[begin Data shown]

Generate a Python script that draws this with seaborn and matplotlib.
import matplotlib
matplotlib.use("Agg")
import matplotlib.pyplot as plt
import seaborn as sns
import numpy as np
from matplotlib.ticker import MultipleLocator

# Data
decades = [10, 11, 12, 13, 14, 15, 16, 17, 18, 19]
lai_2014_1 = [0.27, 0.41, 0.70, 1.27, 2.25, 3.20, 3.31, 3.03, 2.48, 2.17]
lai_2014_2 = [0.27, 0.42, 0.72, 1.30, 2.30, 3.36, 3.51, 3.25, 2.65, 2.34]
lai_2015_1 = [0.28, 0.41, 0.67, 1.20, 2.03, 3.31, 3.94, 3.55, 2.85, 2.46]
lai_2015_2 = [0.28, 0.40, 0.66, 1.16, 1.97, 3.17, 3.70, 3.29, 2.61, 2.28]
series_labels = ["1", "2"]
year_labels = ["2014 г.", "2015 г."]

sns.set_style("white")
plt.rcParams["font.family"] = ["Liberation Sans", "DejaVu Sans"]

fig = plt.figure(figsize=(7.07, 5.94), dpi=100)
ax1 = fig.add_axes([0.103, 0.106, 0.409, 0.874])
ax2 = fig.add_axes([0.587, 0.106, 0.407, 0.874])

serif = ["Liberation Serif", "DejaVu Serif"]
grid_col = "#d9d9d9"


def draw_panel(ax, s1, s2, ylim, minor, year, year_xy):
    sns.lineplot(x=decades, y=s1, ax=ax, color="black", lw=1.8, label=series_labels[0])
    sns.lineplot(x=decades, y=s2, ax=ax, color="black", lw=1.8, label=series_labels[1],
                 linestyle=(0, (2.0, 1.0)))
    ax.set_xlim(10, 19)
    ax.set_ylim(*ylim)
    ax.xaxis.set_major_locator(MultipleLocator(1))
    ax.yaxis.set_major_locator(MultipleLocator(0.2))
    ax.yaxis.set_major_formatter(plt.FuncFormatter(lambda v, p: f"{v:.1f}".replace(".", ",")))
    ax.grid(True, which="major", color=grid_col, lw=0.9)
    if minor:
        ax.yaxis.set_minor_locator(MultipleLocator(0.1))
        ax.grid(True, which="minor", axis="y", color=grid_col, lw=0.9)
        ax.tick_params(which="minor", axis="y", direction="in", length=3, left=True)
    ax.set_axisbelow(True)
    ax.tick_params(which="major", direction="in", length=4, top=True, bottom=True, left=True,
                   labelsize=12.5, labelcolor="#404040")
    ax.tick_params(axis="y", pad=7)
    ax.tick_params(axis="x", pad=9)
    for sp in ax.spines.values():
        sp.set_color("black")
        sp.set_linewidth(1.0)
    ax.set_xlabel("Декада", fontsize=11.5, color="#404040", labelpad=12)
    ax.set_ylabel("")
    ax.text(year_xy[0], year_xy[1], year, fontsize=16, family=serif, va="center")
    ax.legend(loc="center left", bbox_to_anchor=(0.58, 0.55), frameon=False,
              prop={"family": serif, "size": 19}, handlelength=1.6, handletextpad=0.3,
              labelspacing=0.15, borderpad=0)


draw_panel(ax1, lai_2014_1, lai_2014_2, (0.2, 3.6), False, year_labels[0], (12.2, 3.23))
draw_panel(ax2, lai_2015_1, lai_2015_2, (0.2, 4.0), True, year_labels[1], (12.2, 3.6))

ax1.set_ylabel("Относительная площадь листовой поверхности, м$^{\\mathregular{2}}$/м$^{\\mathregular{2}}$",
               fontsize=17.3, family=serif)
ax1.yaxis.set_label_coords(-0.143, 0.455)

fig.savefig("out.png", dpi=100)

[end Data shown]

Aim: Repeat exactly, please, each line from the beginning of the data through the line with "from matplotlib.ticker import MultipleLocator" in it, and only those lines.

Output below:
Generate a Python script that draws this with seaborn and matplotlib.
import matplotlib
matplotlib.use("Agg")
import matplotlib.pyplot as plt
import seaborn as sns
import numpy as np
from matplotlib.ticker import MultipleLocator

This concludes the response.